Task brief:
In how many lines of the data does the word "chart" appear? Give the number by itself.
━━ Source excerpt ━━
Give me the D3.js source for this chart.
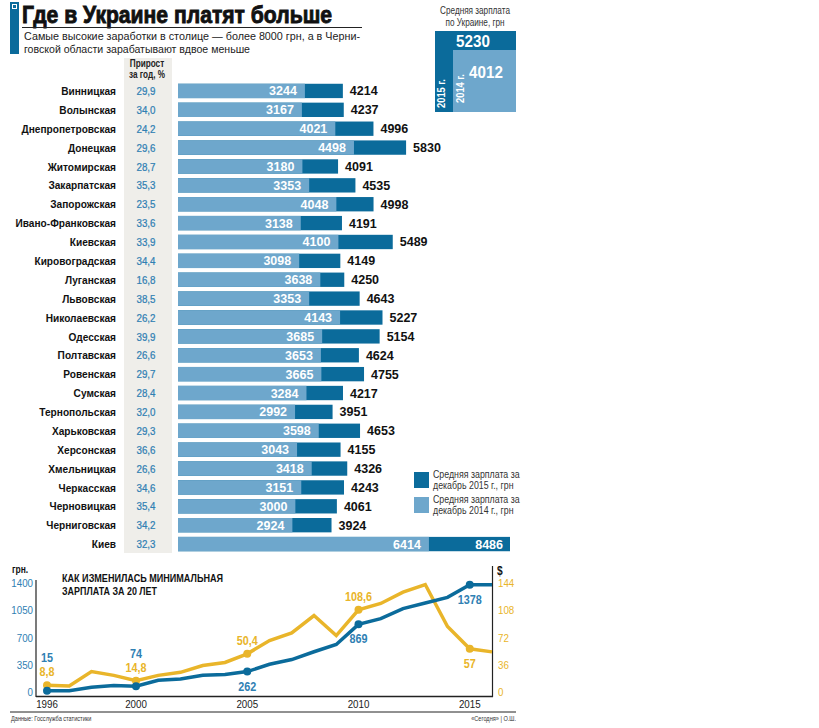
<!DOCTYPE html>
<html>
<head>
<meta charset="utf-8">
<script src="https://cdn.jsdelivr.net/npm/d3@7"></script>
<style>
  html, body { margin: 0; padding: 0; background: #fff; }
  svg { display: block; font-family: "Liberation Sans", Arial, sans-serif; }
</style>
</head>
<body>
<div id="chart-area"></div>
<script>
// regions, growth %, average salary Dec 2014 / Dec 2015 (UAH)
var regions = ["Винницкая", "Волынская", "Днепропетровская", "Донецкая", "Житомирская",
  "Закарпатская", "Запорожская", "Ивано-Франковская", "Киевская", "Кировоградская",
  "Луганская", "Львовская", "Николаевская", "Одесская", "Полтавская", "Ровенская",
  "Сумская", "Тернопольская", "Харьковская", "Херсонская", "Хмельницкая", "Черкасская",
  "Черновицкая", "Черниговская", "Киев"];
var growth = [29.9, 34.0, 24.2, 29.6, 28.7, 35.3, 23.5, 33.6, 33.9, 34.4, 16.8, 38.5, 26.2,
  39.9, 26.6, 29.7, 28.4, 32.0, 29.3, 36.6, 26.6, 34.6, 35.4, 34.2, 32.3];
var salary2014 = [3244, 3167, 4021, 4498, 3180, 3353, 4048, 3138, 4100, 3098, 3638, 3353, 4143,
  3685, 3653, 3665, 3284, 2992, 3598, 3043, 3418, 3151, 3000, 2924, 6414];
var salary2015 = [4214, 4237, 4996, 5830, 4091, 4535, 4998, 4191, 5489, 4149, 4250, 4643, 5227,
  5154, 4624, 4755, 4217, 3951, 4653, 4155, 4326, 4243, 4061, 3924, 8486];
var ukraineAvg2015 = 5230;
var ukraineAvg2014 = 4012;

// minimum wage 1996-2016
var years = [1996, 1997, 1998, 1999, 2000, 2001, 2002, 2003, 2004, 2005, 2006,
  2007, 2008, 2009, 2010, 2011, 2012, 2013, 2014, 2015, 2016];
var minWageUah = [15, 15, 60, 85, 74, 150, 166, 214, 226, 262, 356,
  417, 517, 610, 869, 942, 1071, 1144, 1216, 1378, 1378];
var minWageUsd = [8.8, 8, 27, 22, 14.8, 22, 26, 35, 39, 50.4, 68,
  78, 101, 74.6, 108.6, 117, 132, 142, 86.6, 57, 53];
var labelYears = [1996, 2000, 2005, 2010, 2015];
var uahTicks = [0, 350, 700, 1050, 1400];
var usdTicks = [0, 36, 72, 108, 144];
var yearTicks = [1996, 2000, 2005, 2010, 2015];

var DARK = "#0b6b9b", LIGHT = "#6ea7cc", YELLOW = "#e9b52a", BLUE_TXT = "#2f80b3";
var comma = function(v, n) { return v.toFixed(n).replace(".", ","); };
var squeeze = function(x, y, s) { return "translate(" + x + "," + y + ") scale(" + s + ",1)"; };

var svg = d3.select("#chart-area").append("svg")
  .attr("width", 819)
  .attr("height", 728);

// condensed text helper
function label(str, x, y, size, opts) {
  opts = opts || {};
  var t = svg.append("text")
    .attr("transform", squeeze(x, y, opts.sx || 0.85))
    .attr("font-size", size)
    .attr("font-weight", opts.bold ? "bold" : "normal")
    .attr("fill", opts.fill || "#222")
    .attr("text-anchor", opts.anchor || "start")
    .text(str);
  return t;
}

// ---- header
svg.append("rect").attr("x", 10).attr("y", 2).attr("width", 9).attr("height", 52).attr("fill", DARK);
svg.append("rect").attr("x", 12).attr("y", 4).attr("width", 5).attr("height", 5).attr("fill", "#fff");
svg.append("rect").attr("x", 13).attr("y", 5).attr("width", 3).attr("height", 3).attr("fill", DARK);
svg.append("text").attr("x", 22).attr("y", 22.5)
  .attr("font-size", 24.5).attr("font-weight", "bold").attr("fill", "#111")
  .attr("stroke", "#111").attr("stroke-width", 0.9)
  .attr("textLength", 310).attr("lengthAdjust", "spacingAndGlyphs")
  .text("Где в Украине платят больше");
svg.append("line").attr("x1", 22).attr("x2", 362).attr("y1", 27.5).attr("y2", 27.5)
  .attr("stroke", "#222").attr("stroke-width", 1);
svg.append("text").attr("x", 24).attr("y", 40).attr("font-size", 11.5).attr("fill", "#222")
  .attr("textLength", 336).attr("lengthAdjust", "spacingAndGlyphs")
  .text("Самые высокие заработки в столице — более 8000 грн, а в Черни-");
svg.append("text").attr("x", 24).attr("y", 52.5).attr("font-size", 11.5).attr("fill", "#222")
  .attr("textLength", 226).attr("lengthAdjust", "spacingAndGlyphs")
  .text("говской области зарабатывают вдвое меньше");

// ---- Ukraine average box
label("Средняя зарплата", 475, 14, 10, { anchor: "middle", sx: 0.82, fill: "#333" });
label("по Украине, грн", 475, 26, 10, { anchor: "middle", sx: 0.82, fill: "#333" });
svg.append("rect").attr("x", 435).attr("y", 31).attr("width", 81).attr("height", 81).attr("fill", DARK);
svg.append("rect").attr("x", 453).attr("y", 50).attr("width", 63).attr("height", 62).attr("fill", LIGHT);
label(ukraineAvg2015, 473, 47, 16, { anchor: "middle", bold: true, fill: "#fff", sx: 0.95 });
label(ukraineAvg2014, 486, 78, 16, { anchor: "middle", bold: true, fill: "#fff", sx: 0.95 });
svg.append("text").attr("transform", "translate(445,108) rotate(-90) scale(0.85,1)")
  .attr("font-size", 11).attr("font-weight", "bold").attr("fill", "#fff").text("2015 г.");
svg.append("text").attr("transform", "translate(464,103) rotate(-90) scale(0.85,1)")
  .attr("font-size", 11).attr("font-weight", "bold").attr("fill", "#fff").text("2014 г.");

// ---- bar chart
var x = d3.scaleLinear()
  .domain([0, d3.max(salary2015)])
  .range([178, 510]);
var y = d3.scaleBand()
  .domain(regions)
  .range([81.5, 553.5])
  .paddingInner(0.24)
  .paddingOuter(0.12);

svg.append("rect").attr("x", 124).attr("y", 58).attr("width", 48).attr("height", 495).attr("fill", "#efeeea");
label("Прирост", 147, 67, 10, { anchor: "middle", bold: true, sx: 0.82 });
label("за год, %", 147, 78, 10, { anchor: "middle", bold: true, sx: 0.82 });

var rows = svg.selectAll("g.row")
  .data(regions)
  .enter().append("g")
  .attr("class", "row")
  .attr("transform", (d) => "translate(0," + y(d) + ")");

var h = y.bandwidth();

rows.append("text")
  .attr("transform", squeeze(116, h / 2, 0.88)).attr("dy", "0.36em")
  .attr("text-anchor", "end").attr("font-size", 11.5).attr("font-weight", "bold").attr("fill", "#111")
  .text((d) => d);
rows.append("text")
  .attr("transform", squeeze(146, h / 2, 0.85)).attr("dy", "0.36em")
  .attr("text-anchor", "middle").attr("font-size", 11.5).attr("fill", BLUE_TXT)
  .attr("stroke", BLUE_TXT).attr("stroke-width", 0.25)
  .text((d, i) => comma(growth[i], 1));
rows.append("rect")
  .attr("x", x(0)).attr("y", 0).attr("height", h)
  .attr("width", (d, i) => x(salary2015[i]) - x(0))
  .attr("fill", DARK);
rows.append("rect")
  .attr("x", x(0)).attr("y", 0).attr("height", h)
  .attr("width", (d, i) => x(salary2014[i]) - x(0))
  .attr("fill", LIGHT);
rows.append("text")
  .attr("x", (d, i) => x(salary2014[i]) - 8).attr("y", h / 2).attr("dy", "0.36em")
  .attr("text-anchor", "end").attr("font-size", 12.5).attr("font-weight", "bold").attr("fill", "#fff")
  .text((d, i) => salary2014[i]);
rows.append("text")
  .attr("x", (d, i) => i === regions.length - 1 ? x(salary2015[i]) - 7 : x(salary2015[i]) + 7)
  .attr("y", h / 2).attr("dy", "0.36em")
  .attr("text-anchor", (d, i) => i === regions.length - 1 ? "end" : "start")
  .attr("font-size", 12.5).attr("font-weight", "bold")
  .attr("fill", (d, i) => i === regions.length - 1 ? "#fff" : "#111")
  .text((d, i) => salary2015[i]);

// legend
var legend = [
  { color: DARK, lines: ["Средняя зарплата за", "декабрь 2015 г., грн"], y: 472 },
  { color: LIGHT, lines: ["Средняя зарплата за", "декабрь 2014 г., грн"], y: 497 }
];
legend.forEach((l) => {
  svg.append("rect").attr("x", 414).attr("y", l.y).attr("width", 15).attr("height", 16).attr("fill", l.color);
  l.lines.forEach((t, k) => {
    label(t, 433, l.y + 6 + k * 11, 10.5, { sx: 0.84, fill: "#333" });
  });
});

// ---- minimum wage line chart
var lx = d3.scaleLinear().domain([1996, 2016]).range([47, 492]);
var ly = d3.scaleLinear().domain([0, 1400]).range([692, 583]);
var ry = d3.scaleLinear().domain([0, 144]).range([692, 583]);

label("грн.", 12, 573, 10, { bold: true, fill: "#111" });
label("$", 497, 575, 12, { bold: true, fill: "#111" });
svg.append("text").attr("x", 62).attr("y", 582).attr("font-size", 10).attr("font-weight", "bold")
  .attr("fill", "#111").attr("textLength", 161).attr("lengthAdjust", "spacingAndGlyphs")
  .text("КАК ИЗМЕНИЛАСЬ МИНИМАЛЬНАЯ");
svg.append("text").attr("x", 62).attr("y", 595).attr("font-size", 10).attr("font-weight", "bold")
  .attr("fill", "#111").attr("textLength", 95).attr("lengthAdjust", "spacingAndGlyphs")
  .text("ЗАРПЛАТА ЗА 20 ЛЕТ");

svg.selectAll("text.ltick").data(uahTicks).enter().append("text")
  .attr("class", "ltick")
  .attr("transform", (d) => squeeze(33, ly(d), 0.85)).attr("dy", "0.36em")
  .attr("text-anchor", "end").attr("font-size", 11.5).attr("fill", BLUE_TXT)
  .text((d) => d);
svg.selectAll("text.rtick").data(usdTicks).enter().append("text")
  .attr("class", "rtick")
  .attr("transform", (d) => squeeze(498, ry(d), 0.85)).attr("dy", "0.36em")
  .attr("font-size", 11.5).attr("fill", YELLOW)
  .text((d) => d);
svg.selectAll("text.xtick").data(yearTicks).enter().append("text")
  .attr("class", "xtick")
  .attr("transform", (d) => squeeze(lx(d), 708, 0.85))
  .attr("text-anchor", "middle").attr("font-size", 11.5).attr("fill", "#222")
  .text((d) => d);

svg.append("line").attr("x1", 36).attr("x2", 36).attr("y1", 580).attr("y2", 697)
  .attr("stroke", "#222").attr("stroke-width", 1.2);
svg.append("line").attr("x1", 492.5).attr("x2", 492.5).attr("y1", 566).attr("y2", 697)
  .attr("stroke", "#222").attr("stroke-width", 1.2);
svg.append("line").attr("x1", 36).attr("x2", 493).attr("y1", 696.5).attr("y2", 696.5)
  .attr("stroke", "#222").attr("stroke-width", 1.5);

var lineUsd = d3.line().x((d, i) => lx(years[i])).y((d) => ry(d));
var lineUah = d3.line().x((d, i) => lx(years[i])).y((d) => ly(d));

svg.append("path").datum(minWageUsd).attr("d", lineUsd)
  .attr("fill", "none").attr("stroke", YELLOW).attr("stroke-width", 3.5);
svg.append("path").datum(minWageUah).attr("d", lineUah)
  .attr("fill", "none").attr("stroke", DARK).attr("stroke-width", 3.5);

labelYears.forEach((yr) => {
  var i = years.indexOf(yr);
  var cx = lx(yr);
  var yb = ly(minWageUah[i]), yy = ry(minWageUsd[i]);
  svg.append("circle").attr("cx", cx).attr("cy", yy).attr("r", 4).attr("fill", YELLOW);
  svg.append("circle").attr("cx", cx).attr("cy", yb).attr("r", 4).attr("fill", DARK);

  var usdBelow = yr === 2015;
  var uahBelow = yr >= 2005;
  var yyLabel = usdBelow ? yy + 19 : yy - 9;
  var ybLabel = uahBelow ? yb + 19 : Math.min(yb, yyLabel) - 14;
  label(comma(minWageUsd[i], minWageUsd[i] % 1 ? 1 : 0), cx, yyLabel, 12,
    { anchor: "middle", bold: true, fill: YELLOW, sx: 0.9 });
  label(minWageUah[i], cx, ybLabel, 12,
    { anchor: "middle", bold: true, fill: BLUE_TXT, sx: 0.9 });
});

// footer
svg.append("line").attr("x1", 10).attr("x2", 516).attr("y1", 712).attr("y2", 712)
  .attr("stroke", "#222").attr("stroke-width", 1);
label("Данные: Госслужба статистики", 11, 721, 7, { sx: 0.8, fill: "#333" });
label("«Сегодня» | О.Ш.", 516, 721, 7, { sx: 0.8, fill: "#333", anchor: "end" });
</script>
</body>
</html>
━━━
Reply to the exercise:
5